## Direction
Transcribe the full listing below exactly.

--- BEGIN ---

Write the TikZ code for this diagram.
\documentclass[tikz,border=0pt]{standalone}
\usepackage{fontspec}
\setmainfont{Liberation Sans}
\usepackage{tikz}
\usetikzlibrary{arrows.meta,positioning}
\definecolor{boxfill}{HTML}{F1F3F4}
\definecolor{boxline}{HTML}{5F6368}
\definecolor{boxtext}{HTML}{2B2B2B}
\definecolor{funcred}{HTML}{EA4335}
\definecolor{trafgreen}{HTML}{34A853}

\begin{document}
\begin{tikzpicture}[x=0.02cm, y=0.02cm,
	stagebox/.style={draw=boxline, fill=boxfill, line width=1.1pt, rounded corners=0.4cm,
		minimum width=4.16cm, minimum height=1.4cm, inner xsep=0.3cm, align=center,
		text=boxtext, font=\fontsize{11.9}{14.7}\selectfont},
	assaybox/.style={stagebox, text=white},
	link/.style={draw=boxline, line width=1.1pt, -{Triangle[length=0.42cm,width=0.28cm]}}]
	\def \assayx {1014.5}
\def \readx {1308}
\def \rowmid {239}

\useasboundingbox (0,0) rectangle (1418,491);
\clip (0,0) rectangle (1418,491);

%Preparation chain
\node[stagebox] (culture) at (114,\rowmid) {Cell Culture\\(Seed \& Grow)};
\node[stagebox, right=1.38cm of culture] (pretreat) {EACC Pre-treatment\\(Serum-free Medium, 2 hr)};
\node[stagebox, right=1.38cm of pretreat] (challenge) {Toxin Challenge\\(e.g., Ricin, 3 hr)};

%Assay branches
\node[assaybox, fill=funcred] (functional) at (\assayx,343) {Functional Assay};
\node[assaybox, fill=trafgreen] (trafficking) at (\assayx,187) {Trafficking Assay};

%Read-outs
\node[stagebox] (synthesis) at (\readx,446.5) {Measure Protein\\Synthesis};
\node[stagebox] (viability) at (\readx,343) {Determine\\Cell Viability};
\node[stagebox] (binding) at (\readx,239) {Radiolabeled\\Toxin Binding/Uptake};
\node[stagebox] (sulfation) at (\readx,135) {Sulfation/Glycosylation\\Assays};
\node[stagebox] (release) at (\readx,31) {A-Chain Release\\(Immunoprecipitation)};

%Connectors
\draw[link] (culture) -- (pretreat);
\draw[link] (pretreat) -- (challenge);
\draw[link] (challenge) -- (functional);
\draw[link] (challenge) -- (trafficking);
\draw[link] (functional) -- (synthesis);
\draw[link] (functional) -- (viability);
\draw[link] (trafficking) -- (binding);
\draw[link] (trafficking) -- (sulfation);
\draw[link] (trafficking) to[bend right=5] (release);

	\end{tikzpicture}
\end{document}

--- END ---

## Task answer
Write the TikZ code for this diagram.
\documentclass[tikz,border=0pt]{standalone}
\usepackage{fontspec}
\setmainfont{Liberation Sans}
\usepackage{tikz}
\usetikzlibrary{arrows.meta,positioning}
\definecolor{boxfill}{HTML}{F1F3F4}
\definecolor{boxline}{HTML}{5F6368}
\definecolor{boxtext}{HTML}{2B2B2B}
\definecolor{funcred}{HTML}{EA4335}
\definecolor{trafgreen}{HTML}{34A853}

\begin{document}
\begin{tikzpicture}[x=0.02cm, y=0.02cm,
	stagebox/.style={draw=boxline, fill=boxfill, line width=1.1pt, rounded corners=0.4cm,
		minimum width=4.16cm, minimum height=1.4cm, inner xsep=0.3cm, align=center,
		text=boxtext, font=\fontsize{11.9}{14.7}\selectfont},
	assaybox/.style={stagebox, text=white},
	link/.style={draw=boxline, line width=1.1pt, -{Triangle[length=0.42cm,width=0.28cm]}}]
	\def \assayx {1014.5}
\def \readx {1308}
\def \rowmid {239}

\useasboundingbox (0,0) rectangle (1418,491);
\clip (0,0) rectangle (1418,491);

%Preparation chain
\node[stagebox] (culture) at (114,\rowmid) {Cell Culture\\(Seed \& Grow)};
\node[stagebox, right=1.38cm of culture] (pretreat) {EACC Pre-treatment\\(Serum-free Medium, 2 hr)};
\node[stagebox, right=1.38cm of pretreat] (challenge) {Toxin Challenge\\(e.g., Ricin, 3 hr)};

%Assay branches
\node[assaybox, fill=funcred] (functional) at (\assayx,343) {Functional Assay};
\node[assaybox, fill=trafgreen] (trafficking) at (\assayx,187) {Trafficking Assay};

%Read-outs
\node[stagebox] (synthesis) at (\readx,446.5) {Measure Protein\\Synthesis};
\node[stagebox] (viability) at (\readx,343) {Determine\\Cell Viability};
\node[stagebox] (binding) at (\readx,239) {Radiolabeled\\Toxin Binding/Uptake};
\node[stagebox] (sulfation) at (\readx,135) {Sulfation/Glycosylation\\Assays};
\node[stagebox] (release) at (\readx,31) {A-Chain Release\\(Immunoprecipitation)};

%Connectors
\draw[link] (culture) -- (pretreat);
\draw[link] (pretreat) -- (challenge);
\draw[link] (challenge) -- (functional);
\draw[link] (challenge) -- (trafficking);
\draw[link] (functional) -- (synthesis);
\draw[link] (functional) -- (viability);
\draw[link] (trafficking) -- (binding);
\draw[link] (trafficking) -- (sulfation);
\draw[link] (trafficking) to[bend right=5] (release);

	\end{tikzpicture}
\end{document}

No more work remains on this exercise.